The full screen menu created in 2011 still works. Mouse wheel on panels (xfce4, tint2 etc) still works changing virtual work spaces. Like you, I’ll look into the Gnome 40, when it comes for curiosity’s sake.
It’s not like GNOME 2 vs GNOME 3: they’re changing only type of version names. Normally it should be 3.40 (currently we’re at 3.38) and that’s all. There are no any “ultra major” changes to DE itself but because of naming change it can be little confusing. And it is: I can see many people talking about “GNOME 4” or things like that but this is misunderstanding.
BTW did I say a don’t use Gnome for the same reason. Never been a Gnome fan. Love Cinnamon and Mate though! I just don’t want to go down the Gnome garden path!
Wondering whether those “people” have tried it yet and are aware that the more stable version is due for release on Wednesday if I am not mistaken.
I am excited to try it out, I generally think gnome looks nice and is very snappy, difficult to break unless I use extensions, I just use dash to dock.
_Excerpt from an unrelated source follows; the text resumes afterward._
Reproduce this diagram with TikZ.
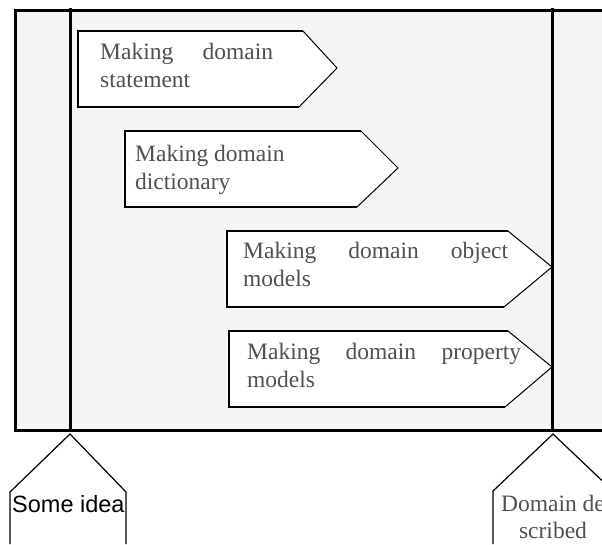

I am using i3wm (mainly) dual session with gnome. Decided to switch away from kde, after a while I always get something glitchy on kde like panel freeze or others. It seems that most of the linux DE once they get tweaked too much start to become problematic for me except i3wm which remains rock stable.
Edit: this seems more of a lounge topic (opiniated), perhaps could be moved there.
I would say that Gnome 40 is even less functional for me than prior versions of Gnome from what little I have subjected myself to it. Not that I thought it was possible to be WORSE of a fit for my workflow preference than Gnome was already. But congrats to the dev’s, they found a way to do it!!
While this is quite funny, I am not really sure it fair. Both gnome and kde have done a good job lowering system resource requirements.
Looking at it from the opposite perspective, if gnome wasn’t a good fit for your workflow then you probably aren’t the target audience for the changes.
The gnome philosophy seems to be that they have a specific vision for how someone should interact with it. It feels increasingly like themes/extensions/customizations are more tolerated than encouraged.
Gnome by far the most polished DE experience on Linux, it is almost at a professional level (and i don’t mean this as an insult but rather an aknowledgment that all Linux DE’s are janky to some degree; something to be honest about and is expected with huge open source projects with few contributors (Even the Gnome team is very small compared to Android, Windows or iOS).
But more importantly isn’t for everyone, unfortunately it is the DE that is featured on about 80% of major distributions which quite frankly makes switching from Windows even harder.
The fact that the attitude of several devs and contributors of Gnome outright seem to want to gatekeep the experience (by being outright insulting to people having issues with the default workflow or the extremely minimalist approach to UI) while at the same time Gnome is the main desktop for all the major distributions except Mint doesn’t make it better.
But again, Gnome truly isn’t for everyone and as much as I dislike many of the devs’ attitudes users have just as bad attitude back. Insulting the devs, or coming up with conspiracy theories how Redhat and the Gnome team tries to turn people towards windows by making Linux too bad to work with (yes, it is a conspiracy theory I have seen floating around more than once).
My advice to everyone is try it. Try it vanilla. And learn the workflow. If you can’t stand it long enough to learn the workflow then obviously it’s not for you, pick another DE. If you can handle the workflow and still don’t like it? Same deal. Give it a chance, it is polished enough to deserve that, by far.
GNOME is anything but minimalist. If you want minimalism, try dwm.
That simply means someone got paid to do it. It tells you nothing of quality. Amateurs (which simply means people who do the work out of love, Lat. amare) can often produce works of superior craftsmanship, they just don’t know how to sell it (or don’t care). Windoze has professional design. It’s butt ugly, and I can barely believe someone actually got paid to make that mess.